'Bingeable,' 'biohacking' and 'fintech' are now officially words

Merriam-Webster has decreed it so.


To say that the internet has played a massive role in the shaping of global society is a bit of an understatement, really, but one area that often gets overlooked is its influence on language. Thanks to teh interwebz (bear with me), we're all exposed to words, phrases and spellings from languages and subcultures we might never have access to otherwise, and this has opened up a whole world of linguistic joy (and loathing). Today, Merriam-Webster has added more than 840 new entries to its dictionary, a step in the continuous process of recording our ever-expanding language.

Some, predictably, as fairly divisive. Everyone's got that rando Instagram friend that's too fond of the word adorbs, or who loves a bit of avo with their marg (margarita) at brunch. And we've all seen the memes lamenting the plight of the hangry.

Technology obviously plays a driving role in new language, which is why predictive, haptics, biohacking and fintech have now joined the fold. Netflix is bingeable, Wikipedia is a time suck and Reddit is usually TL;DR. Phone bugging out? Time to force quit. Societal issues have an influence, too.

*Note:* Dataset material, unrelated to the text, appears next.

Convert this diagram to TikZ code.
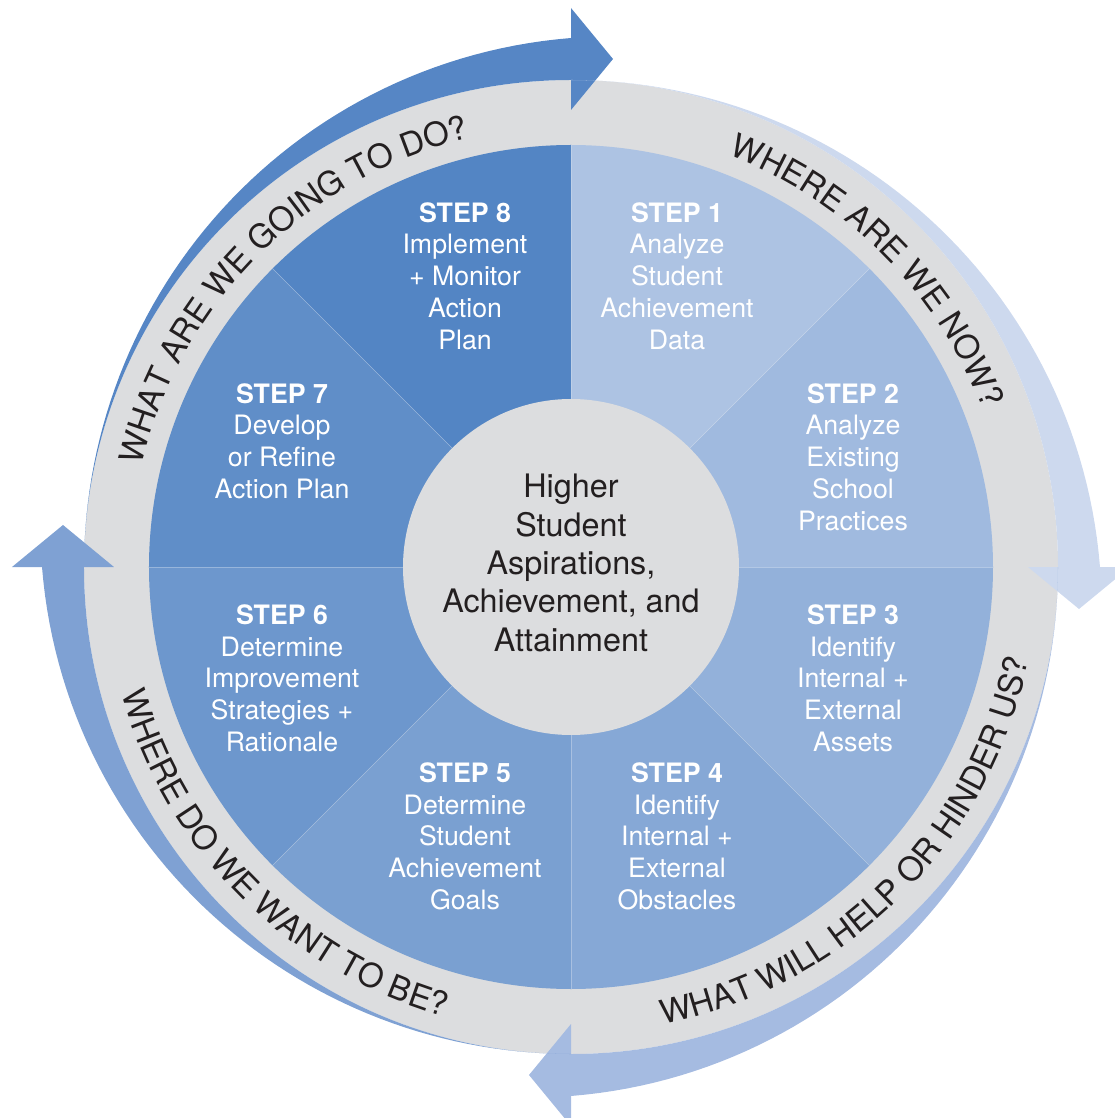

For the first time, food bank, tent city and self-harm have entered the dictionary, as has Generation Z, bougie and Latinx (a gender neutral alternative to Latina and Latino).

As Merriam-Webster notes, every word moves at its own pace -- there's no average speed for a word's acceptance into language, and therefore the dictionary. "For each reader, some of the new words inevitably seem already familiar, but others will be encountered for the first time in an announcement like this -- which probably means we're doing it just about right."